Thomas Wictor

Why I love the moon

Why I love the moon

Ever since childhood the moon has fascinated me. The full moon was amazing; I saw a rabbit playing a conga. The Japanese say the rabbit is pounding rice to make mochi.

I’ve always loved crescent-moon faces, such as in this photo. It’s a perfect illustration of my feelings about the moon, because along with my love for it, there’s always been longing. I now understand that the moon meant escape. I wanted to be up there, somewhere else, in the quiet and calm.

The moon has figured prominently in both the art I consume and the art I try to create. One of my favorite Gentle Giant songs is “The Moon is Down,” off the aptly titled album Acquiring the Taste. The band isn’t for everyone, but what is? My lunar ambivalence is mirrored in the emotional arc of the song. Though initially mournful it transforms into a celebration that’s still tinged with sadness.

Rickie Lee Jones’s “The Moon is Made of Gold” is another ambiguous song that expresses an optimism that contrasts with the poignant melodies and elegiac delivery. In parts the song is almost sinister, with its reference to visions creeping into your dreams. That’s a specific verb, “creep.”

And then of course there’s the unforgettable lullaby in Charles Laughton’s masterpiece The Night of the Hunter. I always wanted to fly away, into the moon.

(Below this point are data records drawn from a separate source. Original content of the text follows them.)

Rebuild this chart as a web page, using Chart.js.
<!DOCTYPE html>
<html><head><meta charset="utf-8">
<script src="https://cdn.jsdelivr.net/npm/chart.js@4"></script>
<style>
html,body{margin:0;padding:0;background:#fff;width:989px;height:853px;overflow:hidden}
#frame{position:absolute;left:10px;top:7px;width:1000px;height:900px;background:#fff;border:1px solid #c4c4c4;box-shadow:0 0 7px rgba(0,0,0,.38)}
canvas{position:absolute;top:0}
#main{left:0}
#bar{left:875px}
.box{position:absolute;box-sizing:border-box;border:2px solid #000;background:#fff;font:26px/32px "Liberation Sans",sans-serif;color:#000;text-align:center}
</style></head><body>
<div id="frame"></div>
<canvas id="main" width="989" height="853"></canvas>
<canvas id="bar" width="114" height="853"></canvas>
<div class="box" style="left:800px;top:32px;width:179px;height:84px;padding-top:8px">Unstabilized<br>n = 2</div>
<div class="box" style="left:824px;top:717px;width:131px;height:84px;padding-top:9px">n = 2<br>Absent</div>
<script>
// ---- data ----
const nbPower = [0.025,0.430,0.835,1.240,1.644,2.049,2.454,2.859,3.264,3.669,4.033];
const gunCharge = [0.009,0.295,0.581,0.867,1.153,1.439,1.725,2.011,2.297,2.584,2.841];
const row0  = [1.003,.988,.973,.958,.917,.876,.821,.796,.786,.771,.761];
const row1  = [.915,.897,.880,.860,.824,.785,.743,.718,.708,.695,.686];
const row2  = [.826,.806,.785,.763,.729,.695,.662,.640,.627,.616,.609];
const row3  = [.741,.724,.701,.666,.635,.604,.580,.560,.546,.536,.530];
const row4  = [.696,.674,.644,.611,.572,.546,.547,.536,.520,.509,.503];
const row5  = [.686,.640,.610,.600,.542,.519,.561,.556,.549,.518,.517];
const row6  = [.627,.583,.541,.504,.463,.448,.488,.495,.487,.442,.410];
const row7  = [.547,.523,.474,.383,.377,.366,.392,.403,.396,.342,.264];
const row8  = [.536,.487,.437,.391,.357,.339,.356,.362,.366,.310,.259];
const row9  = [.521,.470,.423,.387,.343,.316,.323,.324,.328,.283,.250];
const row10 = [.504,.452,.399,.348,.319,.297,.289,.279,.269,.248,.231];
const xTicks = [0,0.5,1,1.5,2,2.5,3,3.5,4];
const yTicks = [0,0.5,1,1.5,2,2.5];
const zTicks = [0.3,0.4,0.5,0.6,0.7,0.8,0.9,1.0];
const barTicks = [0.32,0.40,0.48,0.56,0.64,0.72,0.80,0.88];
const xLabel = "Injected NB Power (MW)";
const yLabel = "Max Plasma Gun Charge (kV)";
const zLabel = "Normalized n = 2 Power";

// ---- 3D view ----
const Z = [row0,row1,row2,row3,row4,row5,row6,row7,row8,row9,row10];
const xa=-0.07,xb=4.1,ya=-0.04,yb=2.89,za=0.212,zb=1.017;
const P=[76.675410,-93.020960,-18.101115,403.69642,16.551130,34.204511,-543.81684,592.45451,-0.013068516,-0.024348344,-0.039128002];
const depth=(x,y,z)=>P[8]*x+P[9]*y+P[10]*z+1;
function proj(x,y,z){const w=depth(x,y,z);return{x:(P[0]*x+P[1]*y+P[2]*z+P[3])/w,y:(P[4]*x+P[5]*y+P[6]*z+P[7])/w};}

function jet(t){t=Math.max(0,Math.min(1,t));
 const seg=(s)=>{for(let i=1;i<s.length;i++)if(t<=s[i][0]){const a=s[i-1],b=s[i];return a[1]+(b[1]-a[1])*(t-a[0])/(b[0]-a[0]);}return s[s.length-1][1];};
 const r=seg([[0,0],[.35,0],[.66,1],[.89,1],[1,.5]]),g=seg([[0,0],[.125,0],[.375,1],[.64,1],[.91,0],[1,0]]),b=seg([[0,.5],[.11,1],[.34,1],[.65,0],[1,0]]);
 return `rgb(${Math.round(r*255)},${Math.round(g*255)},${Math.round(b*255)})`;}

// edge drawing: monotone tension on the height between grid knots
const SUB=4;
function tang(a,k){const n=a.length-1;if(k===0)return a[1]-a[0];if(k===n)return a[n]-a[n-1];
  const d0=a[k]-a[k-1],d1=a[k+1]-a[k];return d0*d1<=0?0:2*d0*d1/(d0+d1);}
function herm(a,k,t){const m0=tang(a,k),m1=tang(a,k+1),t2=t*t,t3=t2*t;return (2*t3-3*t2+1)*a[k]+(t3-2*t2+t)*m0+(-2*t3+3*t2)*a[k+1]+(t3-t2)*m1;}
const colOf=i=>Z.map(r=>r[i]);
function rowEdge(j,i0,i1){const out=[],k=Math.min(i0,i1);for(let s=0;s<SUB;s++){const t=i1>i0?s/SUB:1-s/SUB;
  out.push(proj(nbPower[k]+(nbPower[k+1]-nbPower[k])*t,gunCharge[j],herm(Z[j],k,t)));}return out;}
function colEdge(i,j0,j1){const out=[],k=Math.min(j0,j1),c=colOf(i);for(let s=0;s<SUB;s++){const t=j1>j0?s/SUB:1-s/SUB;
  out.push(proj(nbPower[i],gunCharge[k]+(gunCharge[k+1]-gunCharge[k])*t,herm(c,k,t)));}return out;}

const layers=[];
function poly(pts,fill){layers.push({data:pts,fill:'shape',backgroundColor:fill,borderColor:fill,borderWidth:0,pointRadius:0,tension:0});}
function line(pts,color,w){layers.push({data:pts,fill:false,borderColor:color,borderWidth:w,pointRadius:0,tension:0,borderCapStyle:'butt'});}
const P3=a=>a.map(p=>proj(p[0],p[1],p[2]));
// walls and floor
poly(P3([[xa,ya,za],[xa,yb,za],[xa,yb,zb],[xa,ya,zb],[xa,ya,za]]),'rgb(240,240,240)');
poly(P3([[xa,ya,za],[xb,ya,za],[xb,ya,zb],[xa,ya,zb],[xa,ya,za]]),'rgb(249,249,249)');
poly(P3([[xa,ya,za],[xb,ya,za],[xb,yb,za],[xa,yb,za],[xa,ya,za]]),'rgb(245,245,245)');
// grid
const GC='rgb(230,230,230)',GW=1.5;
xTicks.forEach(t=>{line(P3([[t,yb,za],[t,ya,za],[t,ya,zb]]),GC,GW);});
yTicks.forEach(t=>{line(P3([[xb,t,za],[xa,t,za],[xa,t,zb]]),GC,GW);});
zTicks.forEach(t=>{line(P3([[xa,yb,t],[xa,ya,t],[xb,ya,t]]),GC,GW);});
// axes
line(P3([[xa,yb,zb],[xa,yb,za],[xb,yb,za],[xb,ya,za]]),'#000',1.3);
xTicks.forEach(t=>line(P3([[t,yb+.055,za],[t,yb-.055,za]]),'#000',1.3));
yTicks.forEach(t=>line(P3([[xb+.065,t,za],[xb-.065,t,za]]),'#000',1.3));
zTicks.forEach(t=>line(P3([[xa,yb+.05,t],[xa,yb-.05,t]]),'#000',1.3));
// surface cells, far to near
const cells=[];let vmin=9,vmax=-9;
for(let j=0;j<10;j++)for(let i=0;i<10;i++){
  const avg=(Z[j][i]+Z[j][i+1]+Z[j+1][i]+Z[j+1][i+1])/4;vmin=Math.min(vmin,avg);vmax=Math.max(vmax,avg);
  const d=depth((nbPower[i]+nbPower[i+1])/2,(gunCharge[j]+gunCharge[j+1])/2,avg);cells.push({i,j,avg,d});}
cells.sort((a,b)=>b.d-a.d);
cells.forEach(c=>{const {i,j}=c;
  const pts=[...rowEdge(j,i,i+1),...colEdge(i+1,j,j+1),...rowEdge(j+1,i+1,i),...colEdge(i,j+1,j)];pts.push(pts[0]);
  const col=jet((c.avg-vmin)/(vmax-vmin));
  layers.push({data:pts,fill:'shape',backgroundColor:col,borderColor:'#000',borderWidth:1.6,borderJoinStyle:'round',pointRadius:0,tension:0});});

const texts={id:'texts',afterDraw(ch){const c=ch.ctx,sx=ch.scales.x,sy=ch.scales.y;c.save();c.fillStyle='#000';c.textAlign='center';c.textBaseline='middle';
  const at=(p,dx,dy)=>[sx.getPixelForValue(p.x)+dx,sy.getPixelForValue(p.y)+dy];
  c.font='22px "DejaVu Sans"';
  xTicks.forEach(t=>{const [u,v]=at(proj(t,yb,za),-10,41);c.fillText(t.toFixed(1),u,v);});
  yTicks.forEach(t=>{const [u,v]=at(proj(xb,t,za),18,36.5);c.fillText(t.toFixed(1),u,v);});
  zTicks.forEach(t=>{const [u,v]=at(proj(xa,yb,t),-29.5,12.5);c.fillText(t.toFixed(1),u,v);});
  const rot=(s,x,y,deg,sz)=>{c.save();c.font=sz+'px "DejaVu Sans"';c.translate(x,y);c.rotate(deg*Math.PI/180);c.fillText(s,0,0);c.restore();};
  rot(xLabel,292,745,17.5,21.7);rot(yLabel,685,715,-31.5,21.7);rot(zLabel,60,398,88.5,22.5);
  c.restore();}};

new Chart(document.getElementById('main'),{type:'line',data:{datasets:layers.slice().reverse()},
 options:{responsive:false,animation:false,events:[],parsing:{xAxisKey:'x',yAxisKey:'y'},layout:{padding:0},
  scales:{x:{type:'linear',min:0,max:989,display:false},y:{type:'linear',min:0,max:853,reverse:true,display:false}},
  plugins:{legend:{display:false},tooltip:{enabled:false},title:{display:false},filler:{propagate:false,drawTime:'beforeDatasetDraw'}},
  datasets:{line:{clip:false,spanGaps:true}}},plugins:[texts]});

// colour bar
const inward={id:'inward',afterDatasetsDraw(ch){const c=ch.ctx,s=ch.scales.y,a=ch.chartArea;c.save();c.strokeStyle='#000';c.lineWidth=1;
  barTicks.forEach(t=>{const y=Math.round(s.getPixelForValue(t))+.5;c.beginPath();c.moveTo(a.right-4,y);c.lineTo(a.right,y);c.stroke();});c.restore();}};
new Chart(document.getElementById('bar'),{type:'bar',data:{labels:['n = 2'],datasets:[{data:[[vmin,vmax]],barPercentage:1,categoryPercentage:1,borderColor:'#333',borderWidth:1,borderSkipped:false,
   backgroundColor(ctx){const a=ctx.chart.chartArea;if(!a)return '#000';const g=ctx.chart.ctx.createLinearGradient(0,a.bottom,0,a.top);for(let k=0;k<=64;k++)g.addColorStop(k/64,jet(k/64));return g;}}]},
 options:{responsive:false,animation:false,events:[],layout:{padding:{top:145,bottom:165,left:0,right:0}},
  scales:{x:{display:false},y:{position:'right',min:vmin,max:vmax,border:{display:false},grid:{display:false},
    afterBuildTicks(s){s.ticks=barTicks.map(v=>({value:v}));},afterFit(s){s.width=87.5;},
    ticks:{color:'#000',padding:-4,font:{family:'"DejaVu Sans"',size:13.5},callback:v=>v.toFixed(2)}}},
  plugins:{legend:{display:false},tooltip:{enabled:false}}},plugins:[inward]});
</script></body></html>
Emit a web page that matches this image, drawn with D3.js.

A lunatic was once someone “affected with periodic insanity, dependent on the changes of the moon.” Such a person was “moon-struck” or “moon-sick.” The moon caused epidemics of uncontrollable dancing in Medieval Europe.

I understand why. Like me, the dancers wanted to escape. The following episode occurred during a period of grief-induced psychosis.

Somewhere in Arizona I pulled off the freeway at three in the morning to urinate. The exit ramp went into the desert for about a hundred feet and then the paving ended. I got out and marveled at the brightness of the moonlight; I could actually read my copy of The Far Arena by it. The Saguaro cacti all held up their arms in surrender, the blue landscape silent as a tomb. When I yelled, “Pumpernickel!” as loudly as I could, the deep-space vacuum made me sound stranded and puny. I thought I might be dead, but that didn’t really bother me.

Ghosts and Ballyhoo, page 166

The moon plays a role in my fiction too.

At her condo we sat on her balcony during the full moon and peered through her telescope, talking about selenography, tides, madness, menstruation, Galileo, Jules Verne, and Claude Debussy. Both our fathers had explained that the moon had oceans and seas, lakes, bays, and marshes. She knew them all.

The Ocean of Storms. The Sea of Rains. The Sea of Clouds. The Sea of Vapors. The Sea of Moisture. The Sea of Cold. The Sea of Nectar. The Sea of Serenity. The Sea of Tranquility. The Sea of Fertility. The Sea of Ingenuity. The Sea of Crises. The Moscow Sea. The Eastern Sea. The Southern Sea. The Lake of Dreams. The Seething Bay. The Bay of Dew. The Bay of Rainbows. The Marsh of Sleep. The Marsh of Decay.

“When I was little,” she said, “Daddy promised that someday we’d go up and sail them, just him and me. I used to look for the descent stage of the Apollo 11 Lunar Module. I’d be out on the deck of our house every full moon with my little twenty-dollar rinky-dink scope, thinkin’ I could find that thing squattin’ up there like a big ol’ spider.”

I did exactly the same when I was a kid.

Chasing the Last Whale, pages 180-181

To a certain extent, the moon still represents escape. It’d be great to fly up into the clouds at night and get a closer look.

Or in the dusk.

I created my own moon with a flatbed scanner and the lens from a magnifying glass. Leaving the scanner lid open, turning on the overhead light, and tweaking the hue produced a nice result. It looks like someplace I’d like to visit.

I don’t think I can recommend The Man in the Moon, Resse Witherspoon’s debut film. Though extremely well made, it strikes too close to home. I’ve had enough pain in my life. Just so people know, my fiction isn’t going to be of the “And then…they died” school. Like my favorite art about the moon, my fiction will offer up myriad notes. It won’t be a bell tolling, “DOOM. DOOM. DOOM.”

Bobby McFerrin’s “Moondance” is one of those songs I had to hear only once for it to take permanent hold of me. Listening to it in the dorm room of my college, I knew that someday I’d get my moondance. And I did.

I love the moon, recognizing as I do that it represents loss, sorrow, calamity, and murdered opportunity. Yet it’s so beautiful.